Waste Sulfur Yields Better Batteries for Electric Cars

sulfur piles
Sulfur stored at Syncrude's tar sands processing site in northern Alberta, Canada (Photo by David Dodge, Pembina Institute) http://www.flickr.com/photos/pembina/3791986017/


TUCSON, Arizona, April 15, 2013 (ENS) – A new chemical process transforms waste sulfur into a lightweight plastic that can improve batteries for electric cars, reports a research team of U.S., Korean and German scientists

The scientists have successfully used the new plastic to make lithium-sulfur batteries.

Next-generation lithium-sulfur, or Li-S, batteries will be better for electric and hybrid cars because they are more efficient, lighter and cheaper than those currently used, said lead researcher Jeffrey Pyun, an associate professor of chemistry and biochemistry at the University of Arizona.

plastic, sulfur
The new sulfur-based plastic in Pyun’s University of Arizona lab. The yellow powder on the right is sulfur. (Photo by Jared Griebel, Pyun lab, University of Arizona)

“We’ve developed a new, simple and useful chemical process to convert sulfur into a useful plastic,” said Pyun.

The new plastic performs better in batteries than elemental sulfur, Pyun said, because batteries with cathodes made of elemental sulfur can be used and recharged just a limited number of times before they fail.

The new plastic has promise as something that can be produced easily and inexpensively on an industrial scale, he said.

The team’s discovery is a new use for the mountains of waste sulfur left over when oil and natural gas are refined into cleaner-burning fuels.

Although there are some industrial uses for sulfur, the amount generated from refining fossil fuels far outstrips the current need for the element. Some oil refineries, such as the oil sands refineries in Ft. McMurray, Alberta, are accumulating yellow mountains of waste sulfur.

“There’s so much of it we don’t know what to do with it,” said Pyun. He calls the left-over sulfur “the garbage of transportation.”

About one-half pound of sulfur is left over for every 19 gallons of gasoline produced from fossil fuels, calculates co-author Jared Griebel, a University of Arizona chemistry and biochemistry doctoral candidate.

Pyun says he undertook this research because he wanted to apply his expertise as a chemist to energy production. He knew about the world’s glut of elemental sulfur at oil and gas refineries – so he focused on how chemistry could use the cheap sulfur to satisfy the need for good Li-S batteries.

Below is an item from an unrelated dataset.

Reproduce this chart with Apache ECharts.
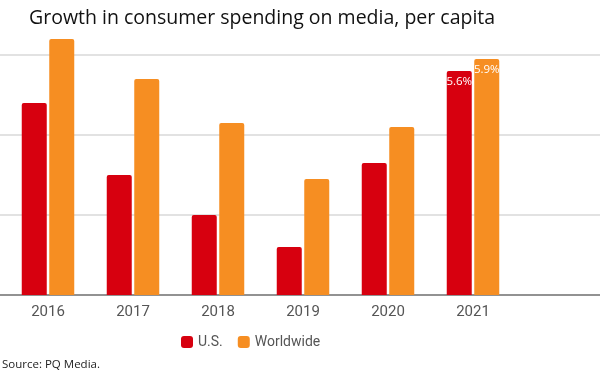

He and his colleagues tried something new – transforming liquid sulfur into a useful plastic that could be produced on an industrial scale.

sulfur piles
Sulfur stored at Syncrude’s tar sands processing site in northern Alberta, Canada (Photo by David Dodge, Pembina Institute)

sulfur poses technical challenges. It does not easily form the stable long chains of molecules, known as polymers, needed make a moldable plastic, and most materials don’t dissolve in sulfur.

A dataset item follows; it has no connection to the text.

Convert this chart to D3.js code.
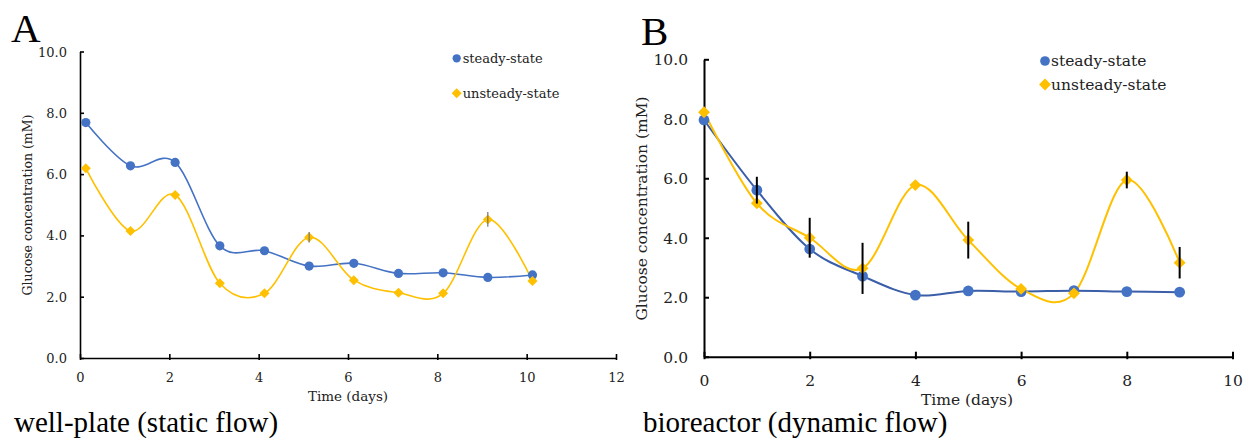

Pyun and his colleagues identified the chemicals most likely to polymerize sulfur and began to test those 20 chemicals one by one by one.

They got lucky. “The first one worked – and nothing else thereafter,” said Pyun.

The new plastic has electrochemical properties superior to those of the elemental sulfur now used in lithium-sulfur batteries, the researchers report. The team’s batteries exhibited high specific capacity and enhanced capacity retention, Pyun explained.

The researchers have filed an international patent for their new chemical process and for the new polymeric electrode materials for lithium-sulfur batteries.

Several companies have expressed interest in the new plastic and the new battery, Pyun said.

The international team’s research article, “The Use of Elemental Sulfur as an Alternative Feedstock for Polymeric Materials,” was published online in the journal “Nature Chemistry” on April 14.

The National Research Foundation of Korea, the Korean Ministry of Education, Science and Technology, the American Chemical Society and the University of Arizona funded the research.

Pyun and Griebel’s co-authors are Woo Jin Chung, Adam G. Simmonds, Hyun Jun Ji, Philip T. Dirlam, Richard S. Glass and Árpád Somogyi of the UA; Eui Tae Kim, Hyunsik Yoon, Jungjin Park, Yung-Eun Sung, and Kookheon Char of Seoul National University in Korea; Jeong Jae Wie, Ngoc A. Nguyen, Brett W. Guralnick and Michael E. Mackay of the University of Delaware in Newark; and Patrick Theato of the University of Hamburg in Germany.